How to Put Mayhem in Your Mysteries
By Leslie Caine
“Trap your main character on the ledge of a cliff, then throw rocks at him.” That excellent piece of advice was given by Barbara Steiner in her writing-for-children class that I attended twenty years ago. Perhaps I took her words so literally that my children’s fiction was the stuff of nightmares. I only sold one short-story for children—and even at that, it was for young adults. However, her advice proved to be perfect for creating mayhem in murder mysteries. HOLLY AND HOMICIDE, released from Bantam in November of 2009, is my 17th mystery.
Whenever my pace seems to be dragging—aka: the middle of the manuscript—I realize it’s time for the situation to grow truly dire; a second body hits the floor. If I feel the story has slowed to a crawl, I will heap an extra challenge on myself and make my own prime suspect be the second victim. That creates wonderful mayhem in my story arch, but also in my plotting; few things alter an ending as drastically as, with a third of the book yet to be written, having the killer turn out to be not merely innocent, but dead.
A second excellent writing tip, this one from Jack Bickham, is: “Good news for your characters is bad news for your book.” When your sleuth is trying to figure out who dunnit, what he finds instead until the very last page is mayhem. He finds unreliable witnesses, misleading clues, multiple motives from multiple characters, lies, and obfuscations. When he finally discovers the correct path to point him to the murderer, he finds that the path has placed him on the face of a cliff, and that his antagonist is fully armed with rocks.

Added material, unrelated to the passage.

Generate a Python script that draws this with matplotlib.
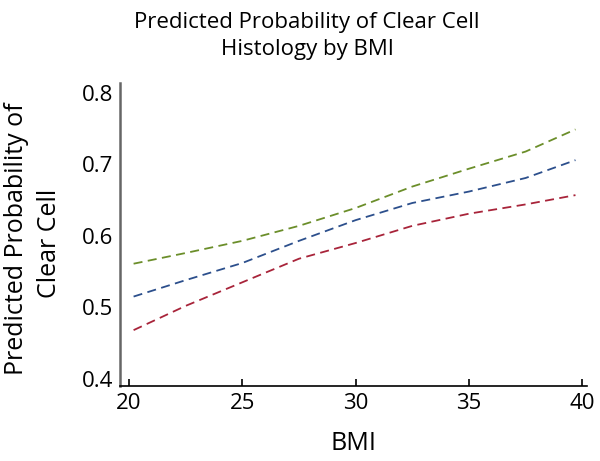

How, then, do you choose your particular brand of mayhem? One excellent source is your own life. Whenever something terrible happens to me, I take some solace in telling myself: I can have this happen to one of my characters—and make it even worse! Some of my most embarrassing moments are plot points in my characters lives. That said, the truly horrific events in my life haven’t worked on the page; they don’t feel appropriate to fictionalize or—as in the case of when I was taken hostage in a robbery—they feel forced and, ironically, unreal. Even so, your primary job as an author is to elicit an emotional reaction on the part of your reader. The experience of holding your mother’s hand as she dies or riding in the ambulance with your child might never be a scene in your mystery, but those raw emotions that you so unwillingly endured are now invaluable tools for your storytelling.
My first mysteries were written when my children were young and I was often exhausted and overtaxed. In those days, I would get the ideas for my mysteries by finding myself short-tempered with pushy salespeople, with bureaucrats, or at endless PTA meetings; someone in real life would tick me off, and I would kill them on the page.
Perhaps the initial spark for your mystery novel is a vivid setting, a quirky neighbor, or a snippet of conversation you happened to overhear. Just remember to put your protagonist on a cliff, then throw some rocks. Voila! Mayhem!